Видел вчера автоматчиков, приданных нашему полку. Они шли гуськом по мокрой земле в плащ-палатках. Подумал: им бы еще читать «Пионерскую правду». Я и сам, правда, такой же желторотый, как эти ребята. Но я уже пообстрелян…
Ночью произошли события, которые в сводках обычно изображаются так: «После ожесточенных боев с превосходящими силами противника, в ходе которых противнику нанесены значительные потери, наши войска отошли на новые позиции…»
13 сентября
В последнее время непрерывно кочуем с места на место. Остановились — сразу роем блиндажи и окопы.
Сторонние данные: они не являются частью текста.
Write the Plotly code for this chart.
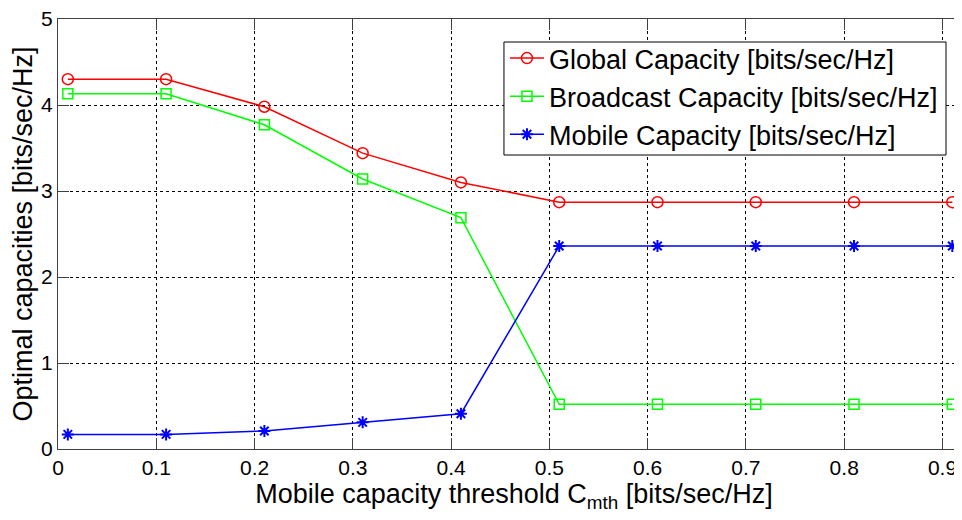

Все мы настолько привыкли к окопам, что, когда оказываешься один в поле или в деревне, становится как-то не по себе — все думаешь, куда спрятать голову.
Самоснабжение идет полным ходом, как у лесных зверят. Идешь по лесу и видишь, как ребята варят тыкву, картошку, лопают зеленые помидоры. Это все — дополнение к пайку (800 граммов хлеба, 80 граммов крупы и 20 граммов сахара в день). Но увы! На окрестных плантациях картошка подходит к концу. И самое главное — нет соли. Мне доверили хранить крошечный мешочек с солью. Но кто-то его «одолжил». Взводный от злости чуть меня не пристукнул.
Многих товарищей и друзей уже нет в живых, уже не увидишь их. Печально глядеть на треугольные письма к одному из них. Пишет девушка. А парня уже три недели нет на земле…
16 сентября
Холодно. Ночью кутаюсь в плащ-палатку, однако прохлада заполняет все лазейки и щиплет, щиплет… У меня на левой руке пристроился здоровенный чирей, от которого рука неистово ноет. Надо бы перевязку, но нечем. Есть один индивидуальный пакет, но я храню его для более важного случая. В ротах один пакет выдают под расписку на пять бойцов, однако это не так уж важно.
Запасаемся теплой одеждой. В огнеметной роте я видел ребят с огромными вещмешками, а иные несли под мышкой валенки и полушубки. Невиданное богатство! Дошло до того, что наш капитан вызвал их командира для уточнения: что это за армия и откуда все это?